What you have to do:
Make an exact transcription of the material, leaving out all images.
-*-*-
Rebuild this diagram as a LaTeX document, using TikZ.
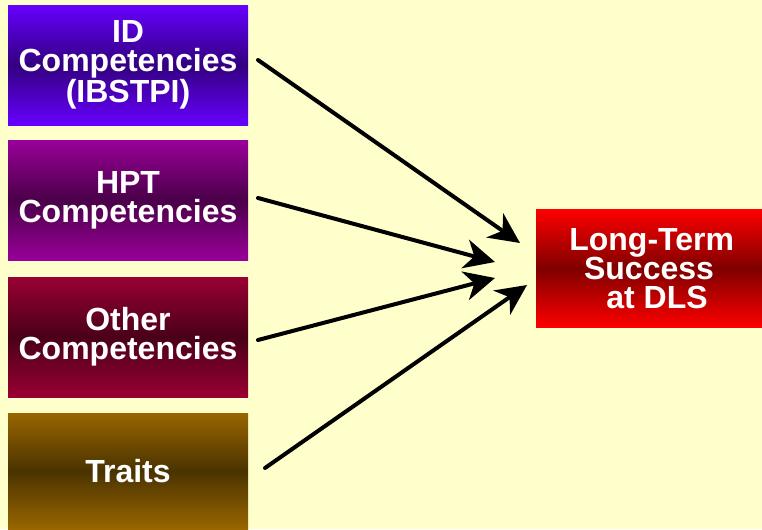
\documentclass[tikz,border=0pt]{standalone}
\usepackage{fontspec}
\setmainfont{Liberation Sans}
\usetikzlibrary{arrows.meta}

\definecolor{paper}{HTML}{FFFFCC}
\definecolor{idtop}{HTML}{6600FF}
\definecolor{idmid}{HTML}{33007F}
\definecolor{hpttop}{HTML}{990099}
\definecolor{hptmid}{HTML}{4A0048}
\definecolor{othtop}{HTML}{990033}
\definecolor{othmid}{HTML}{4A0018}
\definecolor{trttop}{HTML}{996600}
\definecolor{trtmid}{HTML}{4A3300}
\definecolor{lttop}{HTML}{FF0000}
\definecolor{ltmid}{HTML}{7F0000}

\tikzset{
  compbox/.style={minimum width=180pt,minimum height=90pt,inner sep=0pt,
    text=white,align=center,font=\bfseries\fontsize{24}{22}\selectfont},
  link/.style={->,line width=3pt}
}

\begin{document}
\begin{tikzpicture}[line cap=round,line join=round,>={Stealth[length=23pt,width=22pt,inset=7pt]},x=0.75pt,y=-0.75pt]
\fill[paper] (0,0) rectangle (762,529);
\useasboundingbox (0,0) rectangle (762,529);
% left column
\node[compbox,top color=idtop,bottom color=idtop,middle color=idmid] (id) at (128,65) {ID\\Competencies\\(IBSTPI)};
\node[compbox,top color=hpttop,bottom color=hpttop,middle color=hptmid] (hpt) at (128,200) {HPT\\Competencies};
\node[compbox,top color=othtop,bottom color=othtop,middle color=othmid] (other) at (128,337) {Other\\Competencies};
\node[compbox,minimum height=87pt,top color=trttop,bottom color=trttop,middle color=trtmid] (traits) at (128,471) {Traits};
% target
\node[compbox,minimum width=169.5pt,minimum height=89pt,top color=lttop,bottom color=lttop,middle color=ltmid] (dls) at (649,268.5) {\hspace{4pt}Long-Term\\Success\\\hspace{12pt}at DLS};
% arrow ends
\coordinate (idout) at (258,60);
\coordinate (hptout) at (258,198);
\coordinate (otherout) at (258,340);
\coordinate (traitsout) at (265,468);
\coordinate (idin) at (520,243);
\coordinate (hptin) at (495,262);
\coordinate (otherin) at (495,278);
\coordinate (traitsin) at (527,285);
\draw[link] (idout) -- (idin);
\draw[link] (hptout) -- (hptin);
\draw[link] (otherout) -- (otherin);
\draw[link] (traitsout) -- (traitsin);
\end{tikzpicture}
\end{document}
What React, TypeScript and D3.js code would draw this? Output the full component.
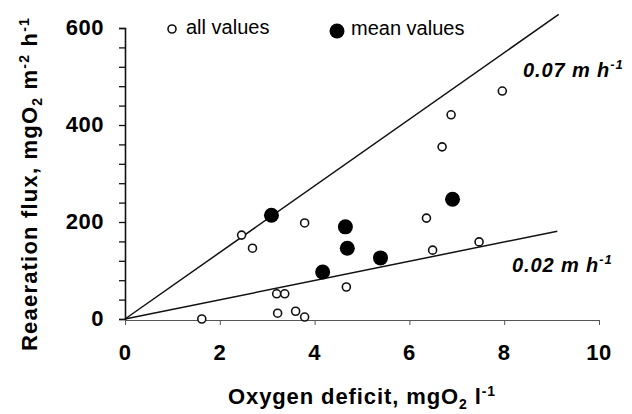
-*-*-
Solution to this exercise:
Rebuild this diagram as a LaTeX document, using TikZ.
\documentclass[tikz,border=0pt]{standalone}
\usepackage{fontspec}
\setmainfont{Liberation Sans}
\usetikzlibrary{arrows.meta}

\definecolor{paper}{HTML}{FFFFCC}
\definecolor{idtop}{HTML}{6600FF}
\definecolor{idmid}{HTML}{33007F}
\definecolor{hpttop}{HTML}{990099}
\definecolor{hptmid}{HTML}{4A0048}
\definecolor{othtop}{HTML}{990033}
\definecolor{othmid}{HTML}{4A0018}
\definecolor{trttop}{HTML}{996600}
\definecolor{trtmid}{HTML}{4A3300}
\definecolor{lttop}{HTML}{FF0000}
\definecolor{ltmid}{HTML}{7F0000}

\tikzset{
  compbox/.style={minimum width=180pt,minimum height=90pt,inner sep=0pt,
    text=white,align=center,font=\bfseries\fontsize{24}{22}\selectfont},
  link/.style={->,line width=3pt}
}

\begin{document}
\begin{tikzpicture}[line cap=round,line join=round,>={Stealth[length=23pt,width=22pt,inset=7pt]},x=0.75pt,y=-0.75pt]
\fill[paper] (0,0) rectangle (762,529);
\useasboundingbox (0,0) rectangle (762,529);
% left column
\node[compbox,top color=idtop,bottom color=idtop,middle color=idmid] (id) at (128,65) {ID\\Competencies\\(IBSTPI)};
\node[compbox,top color=hpttop,bottom color=hpttop,middle color=hptmid] (hpt) at (128,200) {HPT\\Competencies};
\node[compbox,top color=othtop,bottom color=othtop,middle color=othmid] (other) at (128,337) {Other\\Competencies};
\node[compbox,minimum height=87pt,top color=trttop,bottom color=trttop,middle color=trtmid] (traits) at (128,471) {Traits};
% target
\node[compbox,minimum width=169.5pt,minimum height=89pt,top color=lttop,bottom color=lttop,middle color=ltmid] (dls) at (649,268.5) {\hspace{4pt}Long-Term\\Success\\\hspace{12pt}at DLS};
% arrow ends
\coordinate (idout) at (258,60);
\coordinate (hptout) at (258,198);
\coordinate (otherout) at (258,340);
\coordinate (traitsout) at (265,468);
\coordinate (idin) at (520,243);
\coordinate (hptin) at (495,262);
\coordinate (otherin) at (495,278);
\coordinate (traitsin) at (527,285);
\draw[link] (idout) -- (idin);
\draw[link] (hptout) -- (hptin);
\draw[link] (otherout) -- (otherin);
\draw[link] (traitsout) -- (traitsin);
\end{tikzpicture}
\end{document}
What React, TypeScript and D3.js code would draw this? Output the full component.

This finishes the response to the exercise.